Puberty is the time in your child’s life when they transition from a child to an adult. Special hormones are produced and released that trigger the signs of puberty. Girls between the age of 9 and 11 years usually develop certain physical changes in their bodies over time.
These include a slight increase in the breast size and appearance of body hair in the armpits and private parts. These changes usually start about two years before the first period. Also, there may be increased vaginal discharge just before the first period. Sometimes, crampy pains occur before the bleeding appears.
Girls in the age group of 8-9 years often have questions when they see an ad on TV about sanitary pads.
It would be prudent to tell her about the changes that the body undergoes in terms of breast development, hair growth, increase in height, change in the body shape and emotional changes etc.
Regarding the first period, it would be important to tell her to expect some bloody discharge on her panties or in the toilet and reassure her and say it is a normal phenomenon of growing up and is an important event in her development into a mature woman. Showing her pictures of the uterus and ovaries (in her biology textbook) would help her understand better.
The uterus is the organ in the lower abdomen which has a lining that develops due to hormonal changes occurring during this age.
When there is a certain change in the levels of these hormones, the lining is shed as a period. There may be pain associated with this as the muscle in the uterus contracts and also the small arteries in the uterine muscle get squeezed. This usually happens during the flow. However, if there is only pain and no external bleeding every month, this would need to be evaluated by a gynaecologist to look for any obstruction to the flow.
There are chances that their cycles may be very irregular since the first period. Hormone signalling from the brain to the ovaries and the uterus takes some time to mature. Hence the cycles during the first two years following the first period (menarche) may be irregular.

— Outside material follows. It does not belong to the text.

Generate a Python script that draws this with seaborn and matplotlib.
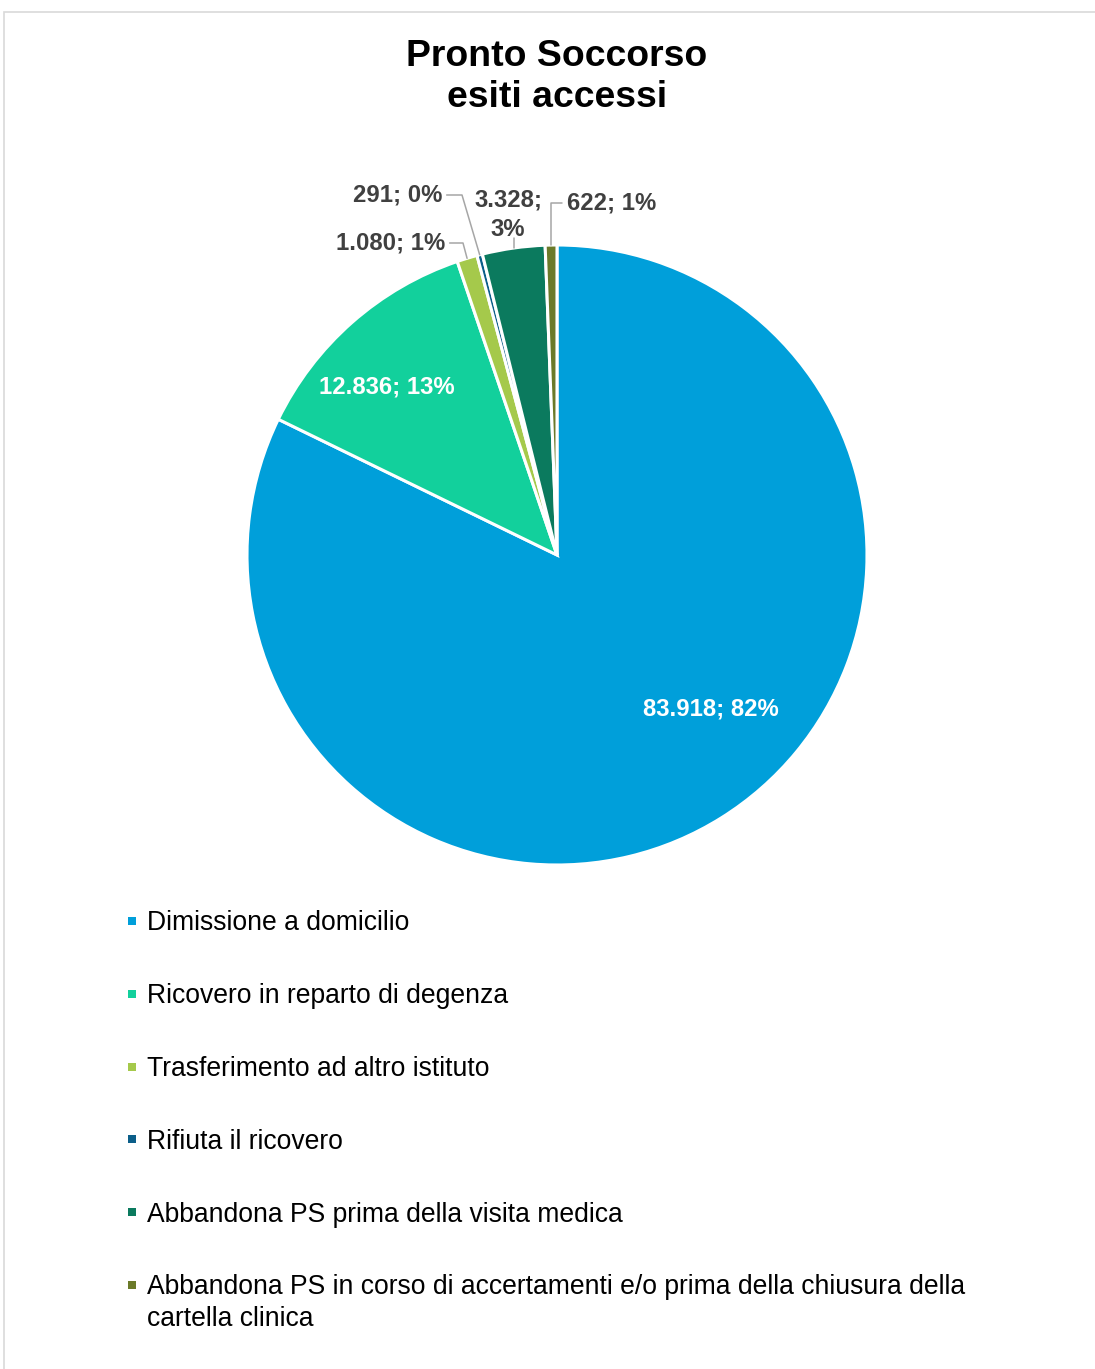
import numpy as np
import matplotlib
matplotlib.use("Agg")
import matplotlib.pyplot as plt
from matplotlib.patches import Rectangle
import seaborn as sns

# Esiti degli accessi al Pronto Soccorso
categories = [
    "Dimissione a domicilio",
    "Ricovero in reparto di degenza",
    "Trasferimento ad altro istituto",
    "Rifiuta il ricovero",
    "Abbandona PS prima della visita medica",
    "Abbandona PS in corso di accertamenti e/o prima della chiusura della\ncartella clinica",
]
values = [83918, 12836, 1080, 291, 3328, 622]
value_labels = ["83.918", "12.836", "1.080", "291", "3.328", "622"]
slice_colors = ["#009FDA", "#12D09C", "#A5C94B", "#0B5E89", "#0B7A5E", "#6B7A29"]

sns.set_theme(style="white")
plt.rcParams["font.family"] = ["Liberation Sans", "DejaVu Sans"]
palette = sns.color_palette(slice_colors)

W, H = 1095, 1369
fig = plt.figure(figsize=(W / 100, H / 100), dpi=100)

# outer chart frame
fig.patches.append(Rectangle((4 / W, -0.05), 1.2, 1 - 12 / H + 0.05,
                             transform=fig.transFigure, fill=False,
                             edgecolor="#D9D9D9", linewidth=1.2))

fig.text(557 / W, 1 - 77 / H, "Pronto Soccorso\nesiti accessi", ha="center",
         va="center", fontsize=26.9, fontweight="bold", color="#000000",
         linespacing=1.22)

# pie area: centre (557, 555) px, radius 310 px
cx, cy, R = 557, 555, 310
ax = fig.add_axes([(cx - R) / W, (H - cy - R) / H, 2 * R / W, 2 * R / H])
wedges, _ = ax.pie(values, colors=palette, startangle=90, counterclock=False,
                   radius=1.0, wedgeprops=dict(edgecolor="white", linewidth=2.2))
ax.set_xlim(-1, 1)
ax.set_ylim(-1, 1)
ax.set_aspect("equal")
ax.axis("off")

total = float(sum(values))
pct = [f"{round(v / total * 100):d}%" for v in values]

def to_data(px, py):
    return (px - cx) / R, (cy - py) / R

def mid_point(w, r=1.0):
    a = np.deg2rad((w.theta1 + w.theta2) / 2)
    return r * np.cos(a), r * np.sin(a)

lbl_kw = dict(fontsize=17.2, fontweight="bold", clip_on=False)
line_kw = dict(color="#A6A6A6", linewidth=1.1, clip_on=False)
dark = "#404040"

# labels inside the two large slices
x, y = to_data(711, 709)
ax.text(x, y, f"{value_labels[0]}; {pct[0]}", ha="center", va="center", color="white", **lbl_kw)
x, y = to_data(387, 387)
ax.text(x, y, f"{value_labels[1]}; {pct[1]}", ha="center", va="center", color="white", **lbl_kw)

# Trasferimento
mx, my = mid_point(wedges[2])
tx, ty = to_data(445, 243)
ex, _ = to_data(463, 243)
ax.plot([tx + 0.015, ex, mx], [ty, ty, my], **line_kw)
ax.text(tx, ty, f"{value_labels[2]}; {pct[2]}", ha="right", va="center", color=dark, **lbl_kw)

# Rifiuta
mx, my = mid_point(wedges[3])
tx, ty = to_data(442, 195)
ex, _ = to_data(462, 195)
ax.plot([tx + 0.015, ex, mx], [ty, ty, my], **line_kw)
ax.text(tx, ty, f"{value_labels[3]}; {pct[3]}", ha="right", va="center", color=dark, **lbl_kw)

# Abbandona prima della visita
mx, my = mid_point(wedges[4])
tx, ty = to_data(508, 215)
_, ey = to_data(0, 238)
ax.plot([mx, mx], [my, ey], **line_kw)
ax.text(tx, ty, f"{value_labels[4]};\n{pct[4]}", ha="center", va="center", color=dark,
        linespacing=1.35, **lbl_kw)

# Abbandona in corso di accertamenti
mx, my = mid_point(wedges[5])
tx, ty = to_data(567, 203)
ex, _ = to_data(562, 203)
ax.plot([mx, mx, ex], [my, ty, ty], **line_kw)
ax.text(tx, ty, f"{value_labels[5]}; {pct[5]}", ha="left", va="center", color=dark, **lbl_kw)

# legend
row0, step = 921, 72.8
for i, (name, col) in enumerate(zip(categories, palette)):
    yc = row0 + step * i
    lines = name.count("\n") + 1
    fig.patches.append(Rectangle((128 / W, 1 - (yc + 4) / H), 8 / W, 8 / H,
                                 transform=fig.transFigure, facecolor=col,
                                 edgecolor="none"))
    ytxt = yc + 2.5 + (lines - 1) * 31 / 2
    fig.text(147 / W, 1 - ytxt / H, name, ha="left", va="center", fontsize=19.1,
             color="#000000", linespacing=1.3)

fig.savefig("out.png", dpi=100, facecolor="white")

They usually normalise to a regular cycle lasting anywhere between 21-35 days over time. However, on average, girls gain a lot of weight during this time or develop excessive facial hair and pimples which may need to be evaluated by a gynaecologist. There are often some adolescents who may not have periods for three months and then bleed continuously for 10 days. This can happen during puberty when the hypothalamic-pituitary-ovarian (HPO) axis is still immature. The bleeding that happens after a long gap can be heavy and associated with clots that can make her anaemic. If the flow is very heavy or prolonged, it would be ideal to evaluate her to look for any anaemia and treat her for the heaviness with simple medications.
Sometimes the flow may be very heavy with big clots and your child may feel very tired.
If the flow is associated with clots, it usually is heavy. In general, the entire menstrual flow is about 20-50 ml. If it exceeds 80 ml, it is said to be heavy. Since menstrual blood flow cannot be measured, a rough guide would be to look for soaking a large pad completely every two hours or; passing clots; flooding in the toilet; staining bed linen; feeling tired or having palpitations (hearing one’s own heartbeat). If this is the case, it would be prudent to check for any underlying causes of heavy bleeding such as bleeding or coagulation disorders, thyroid problems, anaemia (low Hb) etc. An evaluation by a gynaecologist is essential and treatment in the form of simple medications such as tranexamic acid, mefenamic acid or even a short course of hormones may be considered. Is there a need for a special diet? Eating at regular intervals, drinking plenty of water, avoiding sugary and fizzy drinks, avoiding HFSSS foods (high fat, sugar, salt, spice), eating plenty of greens and citrus fruits, taking an iron-rich diet (dry fruits, greens, millets etc) works best during this period.
(The author is a senior consultant obstetrician & gynaecologist.)